Manufacturing complex shapes is now possible with the advent of industrialized metal three-dimensional (3D) printing machines. Three-dimensional printed parts are no longer limited to building prototypes. With the technology's progress and maturity over the past decade, a small-to-medium volume production is an option. It is expected that the high-valued customized components will be mainly manufactured with this method. Among industrial components, 3D printing of highly efficient heat exchangers (HXs) seems to be a plausible choice.
3D printing of heat exchangers in metals with high thermal conductivity is of particular interest due to the high heat exchange rate. Among the commercially available metals, aluminum and copper are adequate candidates. Also, increasing the HXs surface area within the same designed volume can be translated into higher efficiency if HXs are appropriately designed. To this end, the design, optimization, and manufacturing of Triply Periodic Minimal Surface (TPMS) with the designed hydraulic diameter of an order of mini/micro-channel tubes are proposed. TPMS structures are known to fill the space with a very high surface area. These labyrinth-like structures can be customized to accommodate two working fluids without mixing. Therefore, additive manufacturing of the TPMS structure is an option to investigate.
However, TPMS structure requires to be designed and optimized through the numerical simulation firsthand to know about their heat transfer enhancement potential. TPMS structures have many different forms. Among them are Gyroid, Diamond, and Schwarz-D surfaces. TPMS efficiency has been compared with Performance Evaluation Criteria (PEC), a global goodness factor. PEC is the heat transfer coefficient ratio between the enhanced surface geometry and the smooth reference channel at the constant power consumption. Considering that every HX is made of three sections (inlet and outlet manifold and core section), each part has been optimized to ensure that the nominal performance is maintained throughout the HX.

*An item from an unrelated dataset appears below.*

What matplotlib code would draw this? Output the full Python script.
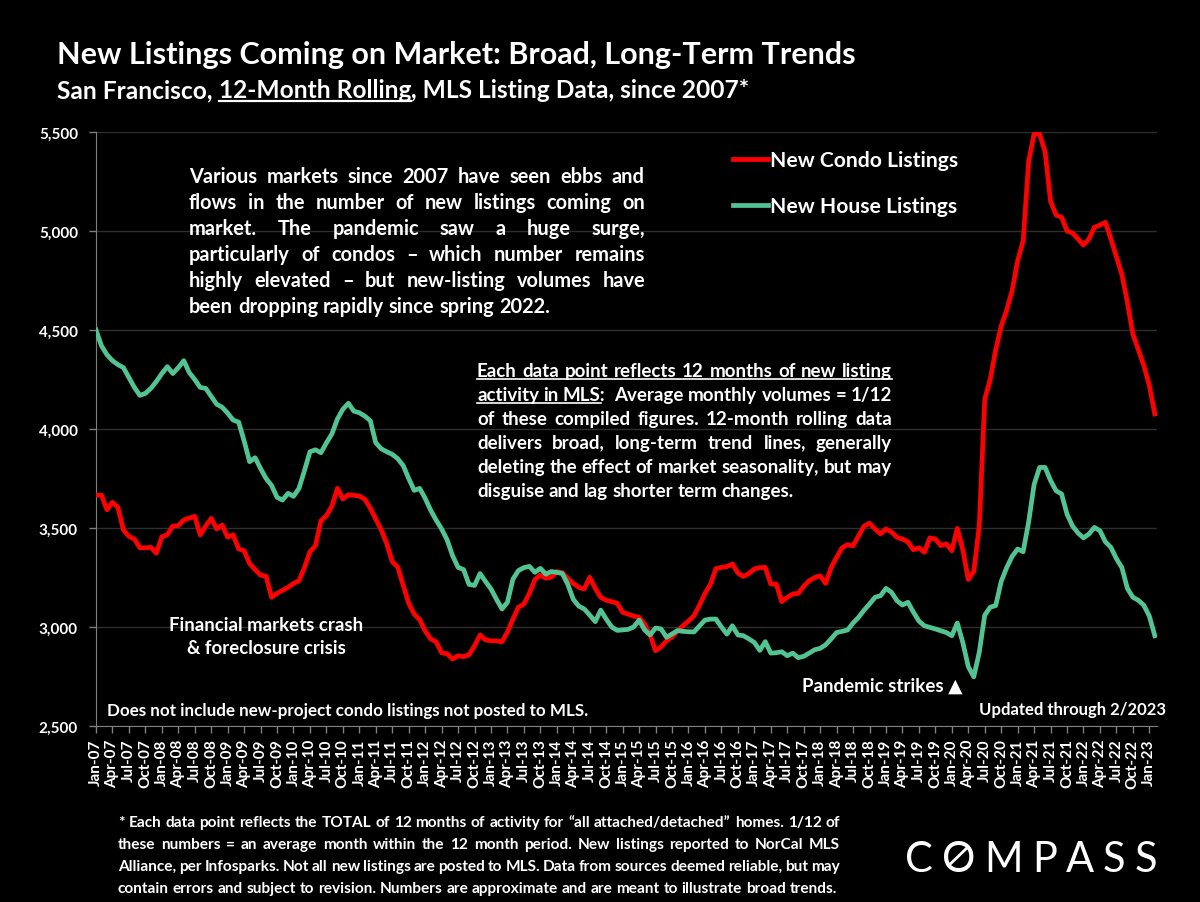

Single-phase numerical simulations are conducted for both laminar and turbulent flow utilizing water as a test fluid. The effect of conduction through HXs walls has been taken into account (i.e., conjugate heat transfer analysis). Before the single-phase numerical calculation, the Design of Experiment (DOE) matrix is going to be utilized to obtain the set of data sets that give the optimal surface parameters. Additionally, commercial numerical tools are equipped with the optimization algorithm named adjoint solver, which is further implemented to optimize the topology. While this study is limited to numerical investigation, the geometry parameters in the optimization process have been varied within the range of fabrication feasibility using conventional metal 3D printers. Finally, a general correlation based on non-dimensional parameters has been developed using numerical solutions data points.